Aim
Give back the full listing, character for character, with no pictures.

Provided material
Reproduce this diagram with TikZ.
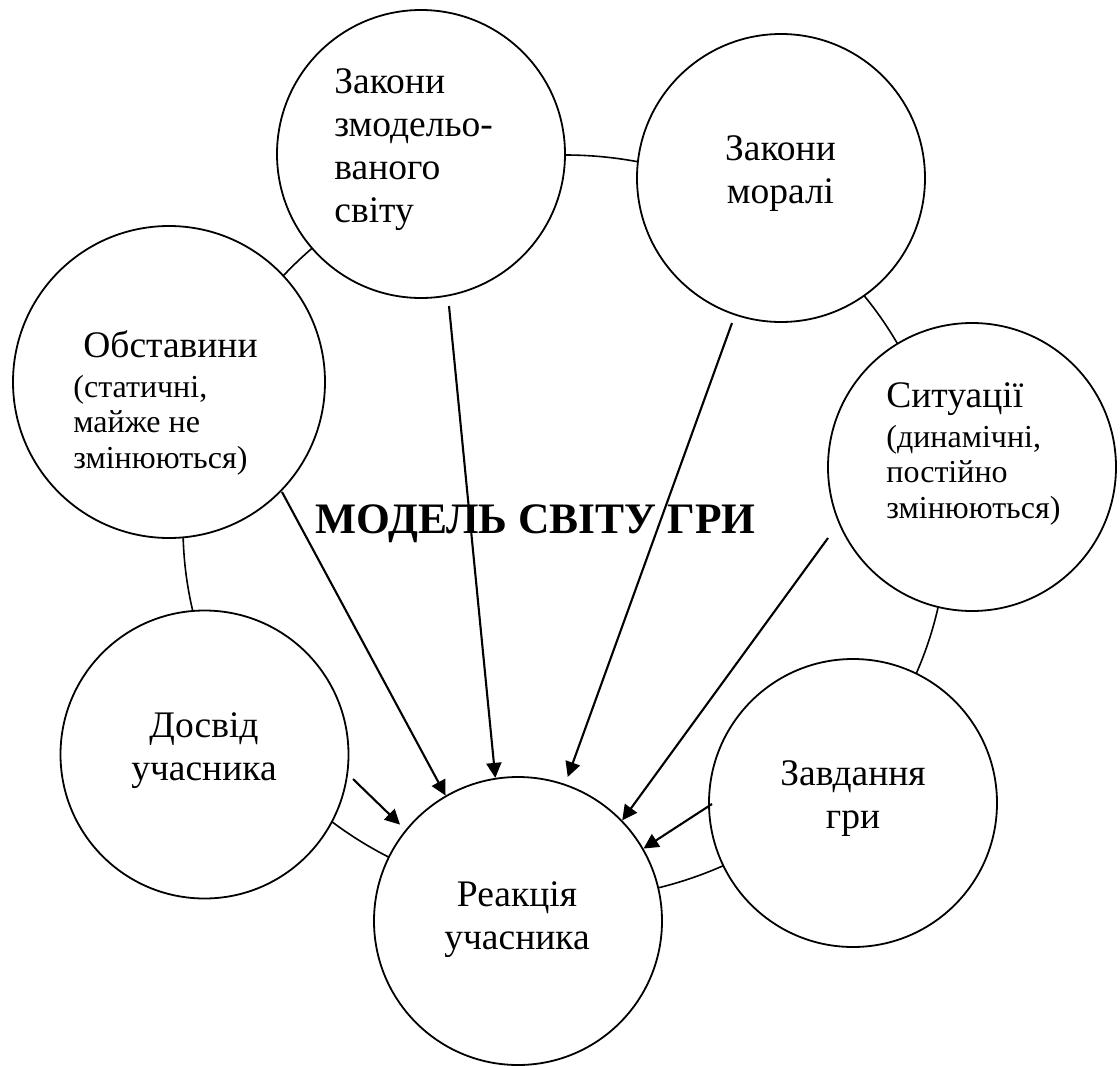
\documentclass[tikz,border=0pt]{standalone}
\usepackage{fontspec}
\setmainfont{Liberation Serif}
\usetikzlibrary{arrows.meta}
\begin{document}
\begin{tikzpicture}[x=0.5pt,y=-0.5pt,
  bubble/.style={circle,draw,line width=0.9pt,fill=white,inner sep=0pt,minimum size=144pt},
  lbl/.style={inner sep=0pt,font=\fontsize{18.75pt}{21.5pt}\selectfont},
  sml/.style={inner sep=0pt,font=\fontsize{16pt}{17.6pt}\selectfont},
  arr/.style={line width=1.05pt,-{Triangle[length=7.5pt,width=7.5pt]}},
  ring/.style={line width=0.8pt}]
\useasboundingbox (0,0) rectangle (1120,1066);
\draw[ring] (565,527) ellipse [x radius=191pt, y radius=186pt];
\node[bubble] (c1) at (421,154) {};
\node[bubble] (c2) at (781,178) {};
\node[bubble,minimum size=156pt] (c3) at (169,382) {};
\node[bubble] (c4) at (972,467) {};
\node[bubble] (c5) at (204.5,754.5) {};
\node[bubble] (c6) at (853,803) {};
\node[bubble] (c7) at (518,921) {};
\node[lbl,align=left,anchor=base west] (t1) at (334,222) {Закони\\змодельо-\\ваного\\світу};
\node[lbl,align=center,anchor=base] (t2) at (780.5,203) {Закони\\моралі};
\node[lbl,anchor=base west] (t3a) at (83,357) {Обставини};
\node[sml,align=left,anchor=base west] (t3b) at (73,468) {(статичні,\\майже не\\змінюються)};
\node[lbl,anchor=base west] (t4a) at (886,407) {Ситуації};
\node[sml,align=left,anchor=base west] (t4b) at (886,518) {(динамічні,\\постійно\\змінюються)};
\node[lbl,align=center,anchor=base] (t5) at (204,780) {Досвід\\учасника};
\node[lbl,align=center,anchor=base] (t6) at (853,828) {Завдання\\гри};
\node[lbl,align=center,anchor=base] (t7) at (517,949) {Реакція\\учасника};
\node[inner sep=0pt,font=\fontsize{21.75pt}{26pt}\selectfont\bfseries,anchor=base] (title) at (535.5,533) {МОДЕЛЬ СВІТУ ГРИ};
\coordinate (s1) at (353,779);
\coordinate (s2) at (282,492);
\coordinate (s3) at (449,306);
\coordinate (s4) at (732,323);
\coordinate (s5) at (828,538);
\coordinate (s6) at (712,804);
\draw[arr,shorten >=3.75pt] (s1) -- (c7.141.2);
\draw[arr] (s2) -- (c7.120.6);
\draw[arr] (s3) -- (c7.99.8);
\draw[arr,shorten >=3.75pt] (s4) -- (c7.71.9);
\draw[arr] (s5) -- (c7.44.7);
\draw[arr] (s6) -- (c7.30.1);
\end{tikzpicture}
\end{document}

Response
Reproduce this diagram with TikZ.
\documentclass[tikz,border=0pt]{standalone}
\usepackage{fontspec}
\setmainfont{Liberation Serif}
\usetikzlibrary{arrows.meta}
\begin{document}
\begin{tikzpicture}[x=0.5pt,y=-0.5pt,
  bubble/.style={circle,draw,line width=0.9pt,fill=white,inner sep=0pt,minimum size=144pt},
  lbl/.style={inner sep=0pt,font=\fontsize{18.75pt}{21.5pt}\selectfont},
  sml/.style={inner sep=0pt,font=\fontsize{16pt}{17.6pt}\selectfont},
  arr/.style={line width=1.05pt,-{Triangle[length=7.5pt,width=7.5pt]}},
  ring/.style={line width=0.8pt}]
\useasboundingbox (0,0) rectangle (1120,1066);
\draw[ring] (565,527) ellipse [x radius=191pt, y radius=186pt];
\node[bubble] (c1) at (421,154) {};
\node[bubble] (c2) at (781,178) {};
\node[bubble,minimum size=156pt] (c3) at (169,382) {};
\node[bubble] (c4) at (972,467) {};
\node[bubble] (c5) at (204.5,754.5) {};
\node[bubble] (c6) at (853,803) {};
\node[bubble] (c7) at (518,921) {};
\node[lbl,align=left,anchor=base west] (t1) at (334,222) {Закони\\змодельо-\\ваного\\світу};
\node[lbl,align=center,anchor=base] (t2) at (780.5,203) {Закони\\моралі};
\node[lbl,anchor=base west] (t3a) at (83,357) {Обставини};
\node[sml,align=left,anchor=base west] (t3b) at (73,468) {(статичні,\\майже не\\змінюються)};
\node[lbl,anchor=base west] (t4a) at (886,407) {Ситуації};
\node[sml,align=left,anchor=base west] (t4b) at (886,518) {(динамічні,\\постійно\\змінюються)};
\node[lbl,align=center,anchor=base] (t5) at (204,780) {Досвід\\учасника};
\node[lbl,align=center,anchor=base] (t6) at (853,828) {Завдання\\гри};
\node[lbl,align=center,anchor=base] (t7) at (517,949) {Реакція\\учасника};
\node[inner sep=0pt,font=\fontsize{21.75pt}{26pt}\selectfont\bfseries,anchor=base] (title) at (535.5,533) {МОДЕЛЬ СВІТУ ГРИ};
\coordinate (s1) at (353,779);
\coordinate (s2) at (282,492);
\coordinate (s3) at (449,306);
\coordinate (s4) at (732,323);
\coordinate (s5) at (828,538);
\coordinate (s6) at (712,804);
\draw[arr,shorten >=3.75pt] (s1) -- (c7.141.2);
\draw[arr] (s2) -- (c7.120.6);
\draw[arr] (s3) -- (c7.99.8);
\draw[arr,shorten >=3.75pt] (s4) -- (c7.71.9);
\draw[arr] (s5) -- (c7.44.7);
\draw[arr] (s6) -- (c7.30.1);
\end{tikzpicture}
\end{document}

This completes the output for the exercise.